EXTRACTED MATERIAL ->
==*==

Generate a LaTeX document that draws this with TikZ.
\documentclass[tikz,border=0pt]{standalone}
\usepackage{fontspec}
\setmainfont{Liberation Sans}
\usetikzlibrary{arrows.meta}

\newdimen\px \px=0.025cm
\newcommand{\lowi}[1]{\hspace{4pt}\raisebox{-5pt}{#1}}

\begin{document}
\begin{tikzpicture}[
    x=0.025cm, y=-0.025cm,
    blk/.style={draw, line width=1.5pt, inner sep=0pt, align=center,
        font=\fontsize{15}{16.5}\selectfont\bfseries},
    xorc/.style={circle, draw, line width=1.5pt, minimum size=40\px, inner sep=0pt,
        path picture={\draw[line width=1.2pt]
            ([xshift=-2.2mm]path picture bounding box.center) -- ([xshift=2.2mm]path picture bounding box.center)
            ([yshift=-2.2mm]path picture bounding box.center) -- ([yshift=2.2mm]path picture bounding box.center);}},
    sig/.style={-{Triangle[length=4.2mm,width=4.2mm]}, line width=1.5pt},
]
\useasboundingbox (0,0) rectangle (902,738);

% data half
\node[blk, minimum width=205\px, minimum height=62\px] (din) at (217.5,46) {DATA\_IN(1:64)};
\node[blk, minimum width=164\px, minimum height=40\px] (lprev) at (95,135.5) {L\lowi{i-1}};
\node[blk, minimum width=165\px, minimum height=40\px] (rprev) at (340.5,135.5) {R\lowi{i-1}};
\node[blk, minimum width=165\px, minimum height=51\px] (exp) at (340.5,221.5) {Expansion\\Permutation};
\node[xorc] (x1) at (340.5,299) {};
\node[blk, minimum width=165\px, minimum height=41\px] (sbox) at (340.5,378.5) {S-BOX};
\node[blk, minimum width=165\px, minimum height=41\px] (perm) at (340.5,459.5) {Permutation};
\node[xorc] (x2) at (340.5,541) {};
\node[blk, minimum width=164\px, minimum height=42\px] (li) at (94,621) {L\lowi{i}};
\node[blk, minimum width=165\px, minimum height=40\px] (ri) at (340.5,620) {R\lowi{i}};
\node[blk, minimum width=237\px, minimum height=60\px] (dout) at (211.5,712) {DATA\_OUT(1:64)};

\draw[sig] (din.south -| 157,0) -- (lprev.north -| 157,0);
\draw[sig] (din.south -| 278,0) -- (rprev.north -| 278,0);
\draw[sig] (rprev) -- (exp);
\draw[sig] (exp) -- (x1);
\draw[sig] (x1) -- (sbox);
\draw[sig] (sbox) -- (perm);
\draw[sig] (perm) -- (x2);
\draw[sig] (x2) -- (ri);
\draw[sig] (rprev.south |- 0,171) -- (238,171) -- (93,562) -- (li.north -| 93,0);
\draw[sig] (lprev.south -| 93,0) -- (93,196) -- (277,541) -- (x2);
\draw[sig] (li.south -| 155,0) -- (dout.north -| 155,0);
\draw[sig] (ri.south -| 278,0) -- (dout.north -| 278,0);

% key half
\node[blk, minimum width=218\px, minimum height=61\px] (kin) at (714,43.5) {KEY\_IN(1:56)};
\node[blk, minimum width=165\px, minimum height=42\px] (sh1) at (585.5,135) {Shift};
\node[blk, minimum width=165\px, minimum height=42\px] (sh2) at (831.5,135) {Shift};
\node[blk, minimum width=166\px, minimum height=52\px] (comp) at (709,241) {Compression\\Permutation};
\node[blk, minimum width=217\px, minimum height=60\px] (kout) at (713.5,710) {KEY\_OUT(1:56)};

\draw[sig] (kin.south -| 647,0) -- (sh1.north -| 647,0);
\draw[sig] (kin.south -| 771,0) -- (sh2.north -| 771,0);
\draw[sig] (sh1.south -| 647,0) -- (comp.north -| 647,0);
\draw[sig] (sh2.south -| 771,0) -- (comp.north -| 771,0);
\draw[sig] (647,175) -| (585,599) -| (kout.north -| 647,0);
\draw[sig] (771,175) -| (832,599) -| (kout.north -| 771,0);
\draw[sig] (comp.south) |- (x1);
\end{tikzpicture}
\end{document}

==*==

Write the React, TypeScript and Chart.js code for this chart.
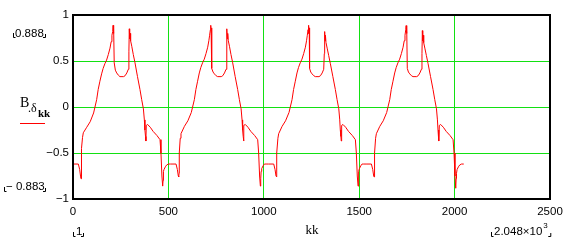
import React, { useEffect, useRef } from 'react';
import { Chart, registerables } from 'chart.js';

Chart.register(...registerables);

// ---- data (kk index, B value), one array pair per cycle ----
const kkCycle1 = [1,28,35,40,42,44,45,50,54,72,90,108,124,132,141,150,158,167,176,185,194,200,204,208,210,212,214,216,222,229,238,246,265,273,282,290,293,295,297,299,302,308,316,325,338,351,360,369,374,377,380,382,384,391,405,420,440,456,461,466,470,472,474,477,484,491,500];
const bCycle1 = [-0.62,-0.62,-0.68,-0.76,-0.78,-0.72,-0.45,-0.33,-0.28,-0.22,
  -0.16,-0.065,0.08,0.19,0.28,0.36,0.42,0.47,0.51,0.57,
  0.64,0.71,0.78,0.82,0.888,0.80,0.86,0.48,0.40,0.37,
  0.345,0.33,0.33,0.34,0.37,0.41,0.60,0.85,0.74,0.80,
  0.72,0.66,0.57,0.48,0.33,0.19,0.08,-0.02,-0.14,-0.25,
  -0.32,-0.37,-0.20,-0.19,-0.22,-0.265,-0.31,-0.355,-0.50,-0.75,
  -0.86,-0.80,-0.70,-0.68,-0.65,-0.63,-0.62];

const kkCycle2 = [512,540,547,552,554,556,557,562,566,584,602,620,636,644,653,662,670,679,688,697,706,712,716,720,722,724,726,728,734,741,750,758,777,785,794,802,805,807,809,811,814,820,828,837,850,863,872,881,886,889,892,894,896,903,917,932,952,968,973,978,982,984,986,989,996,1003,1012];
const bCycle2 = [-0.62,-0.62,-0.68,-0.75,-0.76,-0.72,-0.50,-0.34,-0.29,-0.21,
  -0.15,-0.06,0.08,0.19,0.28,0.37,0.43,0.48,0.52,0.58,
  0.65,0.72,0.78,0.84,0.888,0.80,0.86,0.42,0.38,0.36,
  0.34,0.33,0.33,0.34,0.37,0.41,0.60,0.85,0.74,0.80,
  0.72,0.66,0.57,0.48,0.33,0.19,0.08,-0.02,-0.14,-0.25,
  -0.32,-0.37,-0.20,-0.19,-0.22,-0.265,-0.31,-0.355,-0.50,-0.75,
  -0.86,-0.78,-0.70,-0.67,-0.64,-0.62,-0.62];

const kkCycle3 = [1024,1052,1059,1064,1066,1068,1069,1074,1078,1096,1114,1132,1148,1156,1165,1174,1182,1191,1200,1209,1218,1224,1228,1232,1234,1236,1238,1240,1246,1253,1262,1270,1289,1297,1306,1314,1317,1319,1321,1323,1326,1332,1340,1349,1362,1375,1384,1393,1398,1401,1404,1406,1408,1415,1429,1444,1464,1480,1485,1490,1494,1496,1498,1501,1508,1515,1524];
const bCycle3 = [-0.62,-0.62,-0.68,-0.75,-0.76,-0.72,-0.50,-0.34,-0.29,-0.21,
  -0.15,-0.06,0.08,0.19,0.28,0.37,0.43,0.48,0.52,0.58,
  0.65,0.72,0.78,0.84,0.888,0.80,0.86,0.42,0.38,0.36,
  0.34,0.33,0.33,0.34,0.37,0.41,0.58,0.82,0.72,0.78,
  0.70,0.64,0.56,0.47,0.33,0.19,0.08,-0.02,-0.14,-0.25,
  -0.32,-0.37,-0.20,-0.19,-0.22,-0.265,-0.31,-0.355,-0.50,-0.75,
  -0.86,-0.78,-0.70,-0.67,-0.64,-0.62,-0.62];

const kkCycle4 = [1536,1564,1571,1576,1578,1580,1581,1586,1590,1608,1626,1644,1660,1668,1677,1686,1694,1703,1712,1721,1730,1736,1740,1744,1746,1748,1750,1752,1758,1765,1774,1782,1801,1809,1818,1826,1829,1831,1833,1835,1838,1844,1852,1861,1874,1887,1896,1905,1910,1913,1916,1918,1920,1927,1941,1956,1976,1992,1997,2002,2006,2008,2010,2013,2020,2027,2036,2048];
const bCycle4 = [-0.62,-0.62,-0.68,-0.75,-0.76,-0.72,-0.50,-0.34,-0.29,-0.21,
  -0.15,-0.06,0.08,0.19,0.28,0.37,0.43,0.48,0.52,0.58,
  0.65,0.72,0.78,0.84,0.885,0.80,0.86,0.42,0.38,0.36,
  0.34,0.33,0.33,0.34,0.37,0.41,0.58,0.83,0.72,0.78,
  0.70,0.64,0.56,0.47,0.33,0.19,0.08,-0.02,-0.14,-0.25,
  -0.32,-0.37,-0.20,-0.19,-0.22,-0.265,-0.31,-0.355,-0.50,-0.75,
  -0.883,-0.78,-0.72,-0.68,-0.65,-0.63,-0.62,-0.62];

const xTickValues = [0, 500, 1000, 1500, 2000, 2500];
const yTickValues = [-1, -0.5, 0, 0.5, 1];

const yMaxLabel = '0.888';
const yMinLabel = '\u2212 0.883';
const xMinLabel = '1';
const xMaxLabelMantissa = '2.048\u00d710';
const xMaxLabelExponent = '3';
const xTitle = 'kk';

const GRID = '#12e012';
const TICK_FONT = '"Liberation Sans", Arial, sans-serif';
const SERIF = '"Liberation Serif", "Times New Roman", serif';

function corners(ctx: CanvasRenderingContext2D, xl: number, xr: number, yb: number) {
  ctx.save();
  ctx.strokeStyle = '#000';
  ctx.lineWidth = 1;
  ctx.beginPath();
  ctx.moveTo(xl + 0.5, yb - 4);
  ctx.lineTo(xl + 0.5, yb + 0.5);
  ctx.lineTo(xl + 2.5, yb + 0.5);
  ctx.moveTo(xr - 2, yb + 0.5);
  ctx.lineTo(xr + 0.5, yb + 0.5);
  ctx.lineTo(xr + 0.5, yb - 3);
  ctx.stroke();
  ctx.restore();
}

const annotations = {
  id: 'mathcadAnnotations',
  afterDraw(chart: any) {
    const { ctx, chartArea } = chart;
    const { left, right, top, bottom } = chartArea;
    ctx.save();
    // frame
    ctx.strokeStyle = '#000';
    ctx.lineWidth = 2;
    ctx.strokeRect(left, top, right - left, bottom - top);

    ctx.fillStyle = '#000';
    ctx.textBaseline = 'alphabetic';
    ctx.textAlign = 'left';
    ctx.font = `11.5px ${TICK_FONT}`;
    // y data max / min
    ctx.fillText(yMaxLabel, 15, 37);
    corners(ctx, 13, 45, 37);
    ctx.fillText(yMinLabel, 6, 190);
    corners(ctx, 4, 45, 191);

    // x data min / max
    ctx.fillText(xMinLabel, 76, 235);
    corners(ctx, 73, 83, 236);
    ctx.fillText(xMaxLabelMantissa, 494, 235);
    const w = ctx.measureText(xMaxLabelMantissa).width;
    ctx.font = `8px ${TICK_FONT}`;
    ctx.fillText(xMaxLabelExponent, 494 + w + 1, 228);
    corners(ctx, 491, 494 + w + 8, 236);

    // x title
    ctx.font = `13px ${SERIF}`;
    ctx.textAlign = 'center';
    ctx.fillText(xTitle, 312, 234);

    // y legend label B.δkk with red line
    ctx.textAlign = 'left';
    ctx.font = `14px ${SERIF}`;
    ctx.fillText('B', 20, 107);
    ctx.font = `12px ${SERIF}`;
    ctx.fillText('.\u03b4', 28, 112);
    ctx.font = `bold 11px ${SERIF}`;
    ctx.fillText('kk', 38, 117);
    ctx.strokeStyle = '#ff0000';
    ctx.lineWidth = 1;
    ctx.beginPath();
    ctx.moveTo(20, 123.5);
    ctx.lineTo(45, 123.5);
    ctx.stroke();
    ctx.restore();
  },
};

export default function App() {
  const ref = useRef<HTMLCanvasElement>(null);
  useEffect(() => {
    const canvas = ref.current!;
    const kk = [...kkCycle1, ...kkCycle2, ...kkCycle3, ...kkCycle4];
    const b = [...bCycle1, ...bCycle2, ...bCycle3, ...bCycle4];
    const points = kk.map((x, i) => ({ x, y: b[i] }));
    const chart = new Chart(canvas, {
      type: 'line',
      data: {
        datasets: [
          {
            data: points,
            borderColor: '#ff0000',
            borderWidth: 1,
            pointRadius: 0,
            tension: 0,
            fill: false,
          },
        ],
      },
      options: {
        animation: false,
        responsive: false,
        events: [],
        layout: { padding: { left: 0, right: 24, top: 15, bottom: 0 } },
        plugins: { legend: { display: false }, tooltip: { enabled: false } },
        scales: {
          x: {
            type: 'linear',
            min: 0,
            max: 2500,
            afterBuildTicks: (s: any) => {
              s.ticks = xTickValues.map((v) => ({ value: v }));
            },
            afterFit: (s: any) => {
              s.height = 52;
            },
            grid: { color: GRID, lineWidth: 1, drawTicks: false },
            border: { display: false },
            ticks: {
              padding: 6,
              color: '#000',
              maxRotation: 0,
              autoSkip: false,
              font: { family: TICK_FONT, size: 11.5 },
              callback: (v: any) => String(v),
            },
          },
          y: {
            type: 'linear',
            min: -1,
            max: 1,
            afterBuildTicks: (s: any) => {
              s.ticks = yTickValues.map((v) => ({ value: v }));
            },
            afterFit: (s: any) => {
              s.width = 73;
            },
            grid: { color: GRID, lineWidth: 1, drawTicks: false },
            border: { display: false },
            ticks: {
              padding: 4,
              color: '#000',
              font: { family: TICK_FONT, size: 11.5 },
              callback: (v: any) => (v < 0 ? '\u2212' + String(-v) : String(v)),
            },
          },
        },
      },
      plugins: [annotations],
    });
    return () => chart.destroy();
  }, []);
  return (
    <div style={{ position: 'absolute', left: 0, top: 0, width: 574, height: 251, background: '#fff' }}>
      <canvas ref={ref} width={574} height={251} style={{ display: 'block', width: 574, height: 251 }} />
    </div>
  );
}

==*==

Leave out the pictures and transcribe exactly the lines from the one containing "Write the React, TypeScript" through the one containing "-0.86,-0.80,-0.70,-0.68,-0.65,-0.63,-0.62];".

WRITTEN ANSWER ->
Write the React, TypeScript and Chart.js code for this chart.
import React, { useEffect, useRef } from 'react';
import { Chart, registerables } from 'chart.js';

Chart.register(...registerables);

// ---- data (kk index, B value), one array pair per cycle ----
const kkCycle1 = [1,28,35,40,42,44,45,50,54,72,90,108,124,132,141,150,158,167,176,185,194,200,204,208,210,212,214,216,222,229,238,246,265,273,282,290,293,295,297,299,302,308,316,325,338,351,360,369,374,377,380,382,384,391,405,420,440,456,461,466,470,472,474,477,484,491,500];
const bCycle1 = [-0.62,-0.62,-0.68,-0.76,-0.78,-0.72,-0.45,-0.33,-0.28,-0.22,
  -0.16,-0.065,0.08,0.19,0.28,0.36,0.42,0.47,0.51,0.57,
  0.64,0.71,0.78,0.82,0.888,0.80,0.86,0.48,0.40,0.37,
  0.345,0.33,0.33,0.34,0.37,0.41,0.60,0.85,0.74,0.80,
  0.72,0.66,0.57,0.48,0.33,0.19,0.08,-0.02,-0.14,-0.25,
  -0.32,-0.37,-0.20,-0.19,-0.22,-0.265,-0.31,-0.355,-0.50,-0.75,
  -0.86,-0.80,-0.70,-0.68,-0.65,-0.63,-0.62];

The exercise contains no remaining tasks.